To do:
Set down the material once more, exactly as it appears.

Data shown:
-----
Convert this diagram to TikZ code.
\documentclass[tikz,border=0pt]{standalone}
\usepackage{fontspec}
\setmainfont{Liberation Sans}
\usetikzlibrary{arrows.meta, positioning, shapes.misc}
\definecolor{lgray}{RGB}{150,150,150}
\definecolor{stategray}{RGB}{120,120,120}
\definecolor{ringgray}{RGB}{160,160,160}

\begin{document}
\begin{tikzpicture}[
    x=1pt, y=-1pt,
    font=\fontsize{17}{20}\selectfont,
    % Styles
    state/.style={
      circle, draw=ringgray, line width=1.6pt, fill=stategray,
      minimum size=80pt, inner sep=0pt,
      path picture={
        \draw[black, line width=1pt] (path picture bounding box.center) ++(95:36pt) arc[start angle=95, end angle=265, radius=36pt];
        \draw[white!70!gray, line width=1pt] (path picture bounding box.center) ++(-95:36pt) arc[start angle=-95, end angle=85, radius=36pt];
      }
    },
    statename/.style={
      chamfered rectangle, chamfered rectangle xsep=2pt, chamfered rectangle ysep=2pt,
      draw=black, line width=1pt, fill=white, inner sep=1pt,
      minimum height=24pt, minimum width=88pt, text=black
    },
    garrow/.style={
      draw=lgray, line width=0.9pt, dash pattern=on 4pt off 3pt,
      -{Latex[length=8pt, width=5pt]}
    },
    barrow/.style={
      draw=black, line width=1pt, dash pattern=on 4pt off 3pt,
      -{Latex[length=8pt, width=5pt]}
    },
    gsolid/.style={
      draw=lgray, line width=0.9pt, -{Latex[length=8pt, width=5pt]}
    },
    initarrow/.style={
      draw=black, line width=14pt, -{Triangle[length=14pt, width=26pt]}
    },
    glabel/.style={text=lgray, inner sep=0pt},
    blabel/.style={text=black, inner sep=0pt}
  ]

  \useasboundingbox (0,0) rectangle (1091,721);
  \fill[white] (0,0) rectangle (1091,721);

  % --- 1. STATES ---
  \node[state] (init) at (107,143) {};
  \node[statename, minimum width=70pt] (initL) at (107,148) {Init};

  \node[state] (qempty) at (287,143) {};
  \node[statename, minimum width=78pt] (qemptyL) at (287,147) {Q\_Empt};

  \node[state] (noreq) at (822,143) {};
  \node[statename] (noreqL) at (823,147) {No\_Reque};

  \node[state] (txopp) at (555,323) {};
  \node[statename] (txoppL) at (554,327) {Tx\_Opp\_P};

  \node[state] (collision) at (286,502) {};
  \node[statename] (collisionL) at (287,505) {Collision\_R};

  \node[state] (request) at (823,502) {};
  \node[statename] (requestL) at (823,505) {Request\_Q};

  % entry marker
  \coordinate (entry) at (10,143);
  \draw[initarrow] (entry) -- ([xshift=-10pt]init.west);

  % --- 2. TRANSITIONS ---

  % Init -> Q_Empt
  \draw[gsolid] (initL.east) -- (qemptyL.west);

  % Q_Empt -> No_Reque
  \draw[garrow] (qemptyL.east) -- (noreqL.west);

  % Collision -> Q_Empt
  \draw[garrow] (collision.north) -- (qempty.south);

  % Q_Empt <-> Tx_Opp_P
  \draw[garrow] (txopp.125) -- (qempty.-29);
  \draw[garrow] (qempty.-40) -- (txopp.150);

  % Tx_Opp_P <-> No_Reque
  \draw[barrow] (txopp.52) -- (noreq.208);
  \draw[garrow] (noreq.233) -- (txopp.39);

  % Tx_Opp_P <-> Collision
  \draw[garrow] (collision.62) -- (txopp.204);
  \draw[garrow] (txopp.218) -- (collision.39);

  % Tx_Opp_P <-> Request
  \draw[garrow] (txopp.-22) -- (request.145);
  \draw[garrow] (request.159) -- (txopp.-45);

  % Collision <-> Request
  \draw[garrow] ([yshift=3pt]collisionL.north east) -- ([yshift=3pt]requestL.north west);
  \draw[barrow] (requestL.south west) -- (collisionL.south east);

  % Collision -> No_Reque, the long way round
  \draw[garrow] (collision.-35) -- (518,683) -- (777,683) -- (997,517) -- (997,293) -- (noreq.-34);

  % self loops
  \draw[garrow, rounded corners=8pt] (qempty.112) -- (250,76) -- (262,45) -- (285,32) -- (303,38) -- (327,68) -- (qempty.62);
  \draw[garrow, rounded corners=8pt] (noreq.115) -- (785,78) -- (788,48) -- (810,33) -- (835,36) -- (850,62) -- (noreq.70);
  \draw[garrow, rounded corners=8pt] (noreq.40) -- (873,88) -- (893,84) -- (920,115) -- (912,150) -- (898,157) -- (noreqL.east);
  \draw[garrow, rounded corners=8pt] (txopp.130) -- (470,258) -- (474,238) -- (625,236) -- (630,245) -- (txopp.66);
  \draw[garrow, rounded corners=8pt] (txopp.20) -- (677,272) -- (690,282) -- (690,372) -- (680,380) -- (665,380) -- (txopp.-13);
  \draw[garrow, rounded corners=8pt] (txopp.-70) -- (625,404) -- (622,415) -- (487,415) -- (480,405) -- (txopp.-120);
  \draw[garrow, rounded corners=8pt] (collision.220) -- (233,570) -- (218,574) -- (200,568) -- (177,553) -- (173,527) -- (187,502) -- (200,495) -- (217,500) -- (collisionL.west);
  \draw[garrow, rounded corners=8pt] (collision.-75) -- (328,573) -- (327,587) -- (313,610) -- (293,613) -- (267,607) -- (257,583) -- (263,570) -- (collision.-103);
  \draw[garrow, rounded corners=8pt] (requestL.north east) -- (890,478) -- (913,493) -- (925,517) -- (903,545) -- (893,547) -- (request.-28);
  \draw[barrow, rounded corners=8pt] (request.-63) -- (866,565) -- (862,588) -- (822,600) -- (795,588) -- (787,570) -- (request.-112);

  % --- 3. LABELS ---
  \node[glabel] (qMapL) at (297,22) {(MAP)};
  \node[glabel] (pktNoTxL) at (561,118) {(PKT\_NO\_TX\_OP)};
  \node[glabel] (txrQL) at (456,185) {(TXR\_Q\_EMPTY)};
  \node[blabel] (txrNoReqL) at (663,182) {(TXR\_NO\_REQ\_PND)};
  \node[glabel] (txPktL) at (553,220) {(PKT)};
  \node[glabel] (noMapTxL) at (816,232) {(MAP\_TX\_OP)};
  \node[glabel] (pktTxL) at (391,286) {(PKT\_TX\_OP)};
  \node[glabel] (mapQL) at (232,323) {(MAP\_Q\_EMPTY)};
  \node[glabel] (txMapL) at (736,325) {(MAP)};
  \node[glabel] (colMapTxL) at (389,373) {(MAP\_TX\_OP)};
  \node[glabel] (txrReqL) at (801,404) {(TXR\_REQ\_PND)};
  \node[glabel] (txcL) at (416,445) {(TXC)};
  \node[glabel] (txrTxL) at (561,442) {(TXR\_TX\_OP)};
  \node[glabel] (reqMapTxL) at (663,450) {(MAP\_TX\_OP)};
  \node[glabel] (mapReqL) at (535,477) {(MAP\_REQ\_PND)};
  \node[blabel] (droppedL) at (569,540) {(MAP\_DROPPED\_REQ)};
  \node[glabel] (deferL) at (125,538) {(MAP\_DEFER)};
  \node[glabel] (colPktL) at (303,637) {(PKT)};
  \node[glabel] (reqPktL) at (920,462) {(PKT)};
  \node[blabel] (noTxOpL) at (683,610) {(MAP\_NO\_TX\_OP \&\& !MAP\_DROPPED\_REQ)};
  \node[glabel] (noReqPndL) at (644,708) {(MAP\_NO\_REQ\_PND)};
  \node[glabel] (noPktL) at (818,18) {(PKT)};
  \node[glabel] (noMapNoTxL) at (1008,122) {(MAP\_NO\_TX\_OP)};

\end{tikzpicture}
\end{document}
-----
In response:
Convert this diagram to TikZ code.
\documentclass[tikz,border=0pt]{standalone}
\usepackage{fontspec}
\setmainfont{Liberation Sans}
\usetikzlibrary{arrows.meta, positioning, shapes.misc}
\definecolor{lgray}{RGB}{150,150,150}
\definecolor{stategray}{RGB}{120,120,120}
\definecolor{ringgray}{RGB}{160,160,160}

\begin{document}
\begin{tikzpicture}[
    x=1pt, y=-1pt,
    font=\fontsize{17}{20}\selectfont,
    % Styles
    state/.style={
      circle, draw=ringgray, line width=1.6pt, fill=stategray,
      minimum size=80pt, inner sep=0pt,
      path picture={
        \draw[black, line width=1pt] (path picture bounding box.center) ++(95:36pt) arc[start angle=95, end angle=265, radius=36pt];
        \draw[white!70!gray, line width=1pt] (path picture bounding box.center) ++(-95:36pt) arc[start angle=-95, end angle=85, radius=36pt];
      }
    },
    statename/.style={
      chamfered rectangle, chamfered rectangle xsep=2pt, chamfered rectangle ysep=2pt,
      draw=black, line width=1pt, fill=white, inner sep=1pt,
      minimum height=24pt, minimum width=88pt, text=black
    },
    garrow/.style={
      draw=lgray, line width=0.9pt, dash pattern=on 4pt off 3pt,
      -{Latex[length=8pt, width=5pt]}
    },
    barrow/.style={
      draw=black, line width=1pt, dash pattern=on 4pt off 3pt,
      -{Latex[length=8pt, width=5pt]}
    },
    gsolid/.style={
      draw=lgray, line width=0.9pt, -{Latex[length=8pt, width=5pt]}
    },
    initarrow/.style={
      draw=black, line width=14pt, -{Triangle[length=14pt, width=26pt]}
    },
    glabel/.style={text=lgray, inner sep=0pt},
    blabel/.style={text=black, inner sep=0pt}
  ]

  \useasboundingbox (0,0) rectangle (1091,721);
  \fill[white] (0,0) rectangle (1091,721);

  % --- 1. STATES ---
  \node[state] (init) at (107,143) {};
  \node[statename, minimum width=70pt] (initL) at (107,148) {Init};

  \node[state] (qempty) at (287,143) {};
  \node[statename, minimum width=78pt] (qemptyL) at (287,147) {Q\_Empt};

  \node[state] (noreq) at (822,143) {};
  \node[statename] (noreqL) at (823,147) {No\_Reque};

  \node[state] (txopp) at (555,323) {};
  \node[statename] (txoppL) at (554,327) {Tx\_Opp\_P};

  \node[state] (collision) at (286,502) {};
  \node[statename] (collisionL) at (287,505) {Collision\_R};

  \node[state] (request) at (823,502) {};
  \node[statename] (requestL) at (823,505) {Request\_Q};

  % entry marker
  \coordinate (entry) at (10,143);
  \draw[initarrow] (entry) -- ([xshift=-10pt]init.west);

  % --- 2. TRANSITIONS ---

  % Init -> Q_Empt
  \draw[gsolid] (initL.east) -- (qemptyL.west);

  % Q_Empt -> No_Reque
  \draw[garrow] (qemptyL.east) -- (noreqL.west);

  % Collision -> Q_Empt
  \draw[garrow] (collision.north) -- (qempty.south);

  % Q_Empt <-> Tx_Opp_P
  \draw[garrow] (txopp.125) -- (qempty.-29);
  \draw[garrow] (qempty.-40) -- (txopp.150);

  % Tx_Opp_P <-> No_Reque
  \draw[barrow] (txopp.52) -- (noreq.208);
  \draw[garrow] (noreq.233) -- (txopp.39);

  % Tx_Opp_P <-> Collision
  \draw[garrow] (collision.62) -- (txopp.204);
  \draw[garrow] (txopp.218) -- (collision.39);

  % Tx_Opp_P <-> Request
  \draw[garrow] (txopp.-22) -- (request.145);
  \draw[garrow] (request.159) -- (txopp.-45);

  % Collision <-> Request
  \draw[garrow] ([yshift=3pt]collisionL.north east) -- ([yshift=3pt]requestL.north west);
  \draw[barrow] (requestL.south west) -- (collisionL.south east);

  % Collision -> No_Reque, the long way round
  \draw[garrow] (collision.-35) -- (518,683) -- (777,683) -- (997,517) -- (997,293) -- (noreq.-34);

  % self loops
  \draw[garrow, rounded corners=8pt] (qempty.112) -- (250,76) -- (262,45) -- (285,32) -- (303,38) -- (327,68) -- (qempty.62);
  \draw[garrow, rounded corners=8pt] (noreq.115) -- (785,78) -- (788,48) -- (810,33) -- (835,36) -- (850,62) -- (noreq.70);
  \draw[garrow, rounded corners=8pt] (noreq.40) -- (873,88) -- (893,84) -- (920,115) -- (912,150) -- (898,157) -- (noreqL.east);
  \draw[garrow, rounded corners=8pt] (txopp.130) -- (470,258) -- (474,238) -- (625,236) -- (630,245) -- (txopp.66);
  \draw[garrow, rounded corners=8pt] (txopp.20) -- (677,272) -- (690,282) -- (690,372) -- (680,380) -- (665,380) -- (txopp.-13);
  \draw[garrow, rounded corners=8pt] (txopp.-70) -- (625,404) -- (622,415) -- (487,415) -- (480,405) -- (txopp.-120);
  \draw[garrow, rounded corners=8pt] (collision.220) -- (233,570) -- (218,574) -- (200,568) -- (177,553) -- (173,527) -- (187,502) -- (200,495) -- (217,500) -- (collisionL.west);
  \draw[garrow, rounded corners=8pt] (collision.-75) -- (328,573) -- (327,587) -- (313,610) -- (293,613) -- (267,607) -- (257,583) -- (263,570) -- (collision.-103);
  \draw[garrow, rounded corners=8pt] (requestL.north east) -- (890,478) -- (913,493) -- (925,517) -- (903,545) -- (893,547) -- (request.-28);
  \draw[barrow, rounded corners=8pt] (request.-63) -- (866,565) -- (862,588) -- (822,600) -- (795,588) -- (787,570) -- (request.-112);

  % --- 3. LABELS ---
  \node[glabel] (qMapL) at (297,22) {(MAP)};
  \node[glabel] (pktNoTxL) at (561,118) {(PKT\_NO\_TX\_OP)};
  \node[glabel] (txrQL) at (456,185) {(TXR\_Q\_EMPTY)};
  \node[blabel] (txrNoReqL) at (663,182) {(TXR\_NO\_REQ\_PND)};
  \node[glabel] (txPktL) at (553,220) {(PKT)};
  \node[glabel] (noMapTxL) at (816,232) {(MAP\_TX\_OP)};
  \node[glabel] (pktTxL) at (391,286) {(PKT\_TX\_OP)};
  \node[glabel] (mapQL) at (232,323) {(MAP\_Q\_EMPTY)};
  \node[glabel] (txMapL) at (736,325) {(MAP)};
  \node[glabel] (colMapTxL) at (389,373) {(MAP\_TX\_OP)};
  \node[glabel] (txrReqL) at (801,404) {(TXR\_REQ\_PND)};
  \node[glabel] (txcL) at (416,445) {(TXC)};
  \node[glabel] (txrTxL) at (561,442) {(TXR\_TX\_OP)};
  \node[glabel] (reqMapTxL) at (663,450) {(MAP\_TX\_OP)};
  \node[glabel] (mapReqL) at (535,477) {(MAP\_REQ\_PND)};
  \node[blabel] (droppedL) at (569,540) {(MAP\_DROPPED\_REQ)};
  \node[glabel] (deferL) at (125,538) {(MAP\_DEFER)};
  \node[glabel] (colPktL) at (303,637) {(PKT)};
  \node[glabel] (reqPktL) at (920,462) {(PKT)};
  \node[blabel] (noTxOpL) at (683,610) {(MAP\_NO\_TX\_OP \&\& !MAP\_DROPPED\_REQ)};
  \node[glabel] (noReqPndL) at (644,708) {(MAP\_NO\_REQ\_PND)};
  \node[glabel] (noPktL) at (818,18) {(PKT)};
  \node[glabel] (noMapNoTxL) at (1008,122) {(MAP\_NO\_TX\_OP)};

\end{tikzpicture}
\end{document}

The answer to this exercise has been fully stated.